Però, dagli anni Settanta, gli indiani non facevano notizia. Per questo i fatti di Standing Rock hanno sorpreso tutti: quella protesta non ha precedenti nella storia recente. In primavera poche decine di giovani sioux si erano accampati al confine della riserva per impedire i lavori e nell’autunno quel campo ospitava già quindicimila persone, fra rappresentanti di oltre trecento tribù, attivisti di organizzazioni per la difesa dei diritti umani e semplici cittadini, arrivati da ogni parte del paese per sostenere quella lotta. La piattaforma politica ha finito per inglobare la questione climatica, la critica al modello di sviluppo e la denuncia dell’impatto ambientale dei mega-progetti. Tra spiritualità indigena e rivendicazioni politiche i guardiani e le guardiane dell’acqua hanno saputo suscitare la simpatia di migliaia di americani e fatto germogliare un nuovo movimento ambientalista ben oltre i confini della remota riserva.
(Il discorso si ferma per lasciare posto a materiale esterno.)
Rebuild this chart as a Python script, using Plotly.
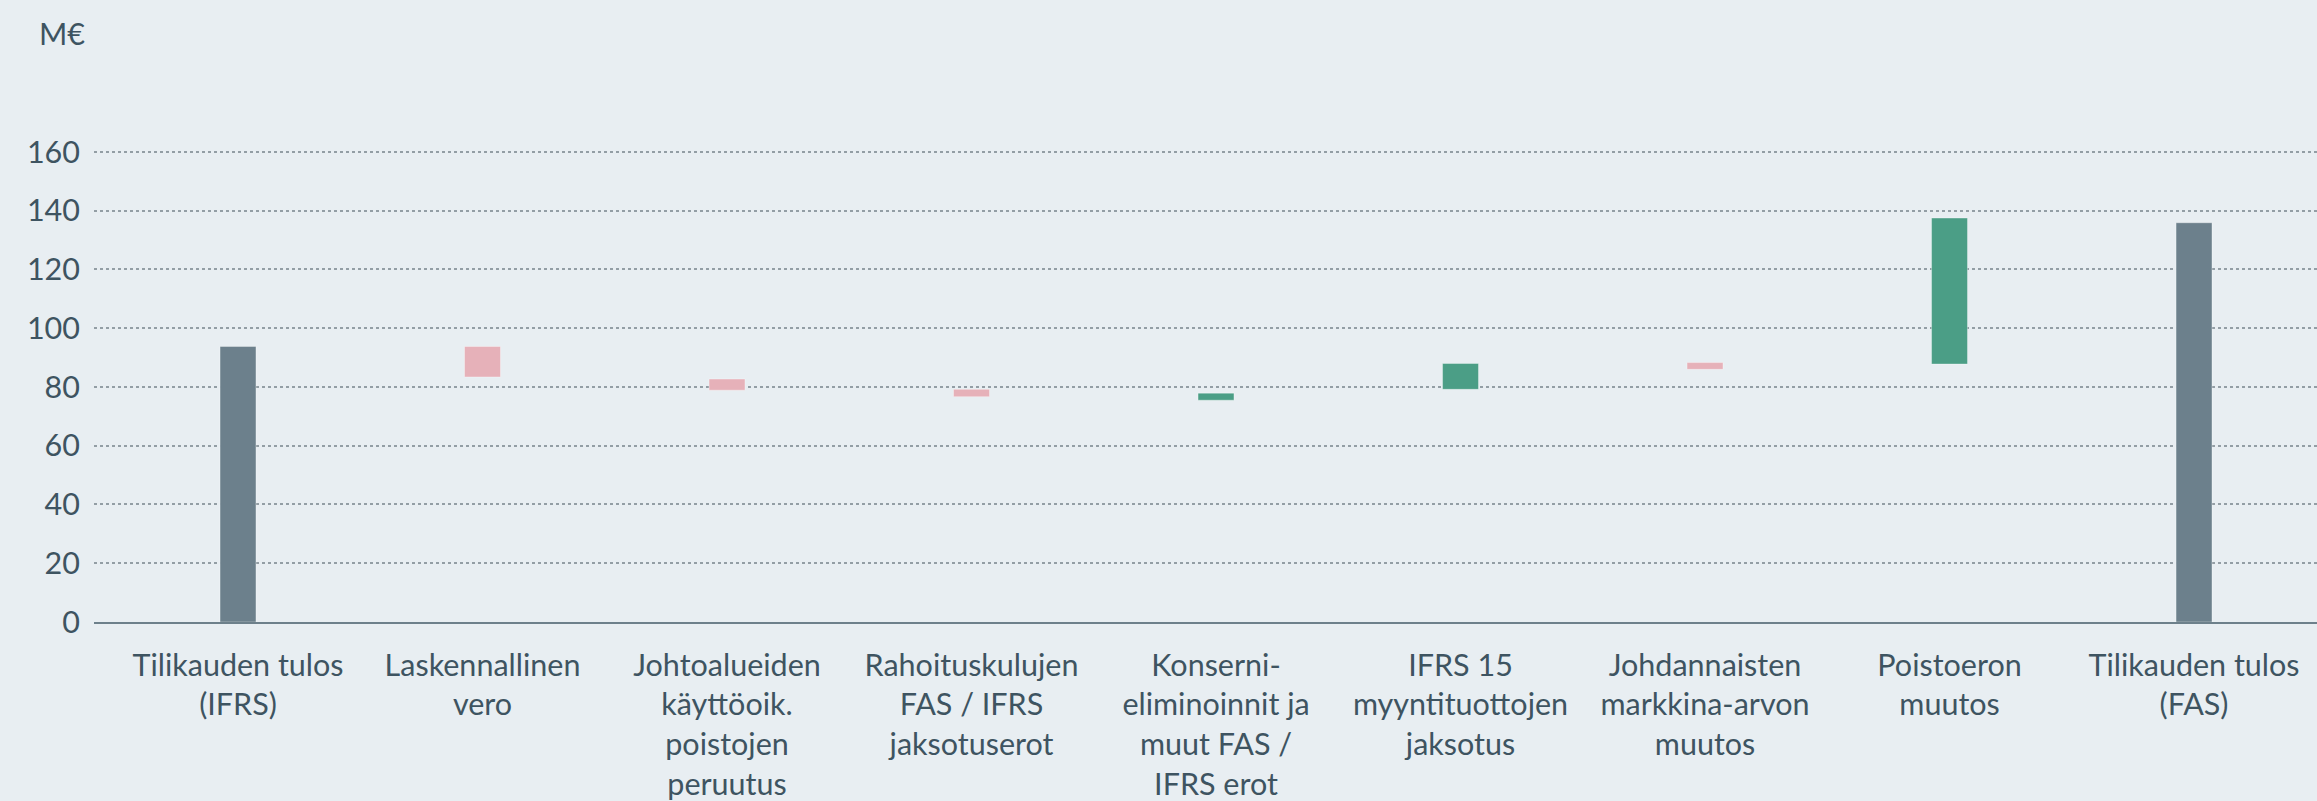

La storia è finita male. La repressione è stata fortissima ed i pacifici sioux hanno dovuto cedere alla brutalità del potere. Molti si sono interrogati su quella sconfitta, chiedendosi se tutto non fosse stato invano. Forse non lo è stato, perché quella lotta ha ispirato molti. In tutti gli Stati Uniti varie comunità alle prese con mega progetti infrastrutturali o con il fracking hanno lanciato campagne ispirate a quella di Standing Rock. Nelle riserve si assiste a un nuovo protagonismo dei giovani, soprattutto delle donne e si sono consolidati nuovi rapporti fra gruppi tribali e movimenti per i diritti civili. Tutto ciò è nato grazie a quella lotta e il futuro potrebbe riservare interessanti sorprese se fra i giovani indiani prendesse il sopravvento un nuovo movimento comunitario intertribale, ispirato alla resistenza di Standing Rock. La rinascita della morente democrazia americana potrebbe essere ispirata proprio dai discendenti di Cavallo Pazzo.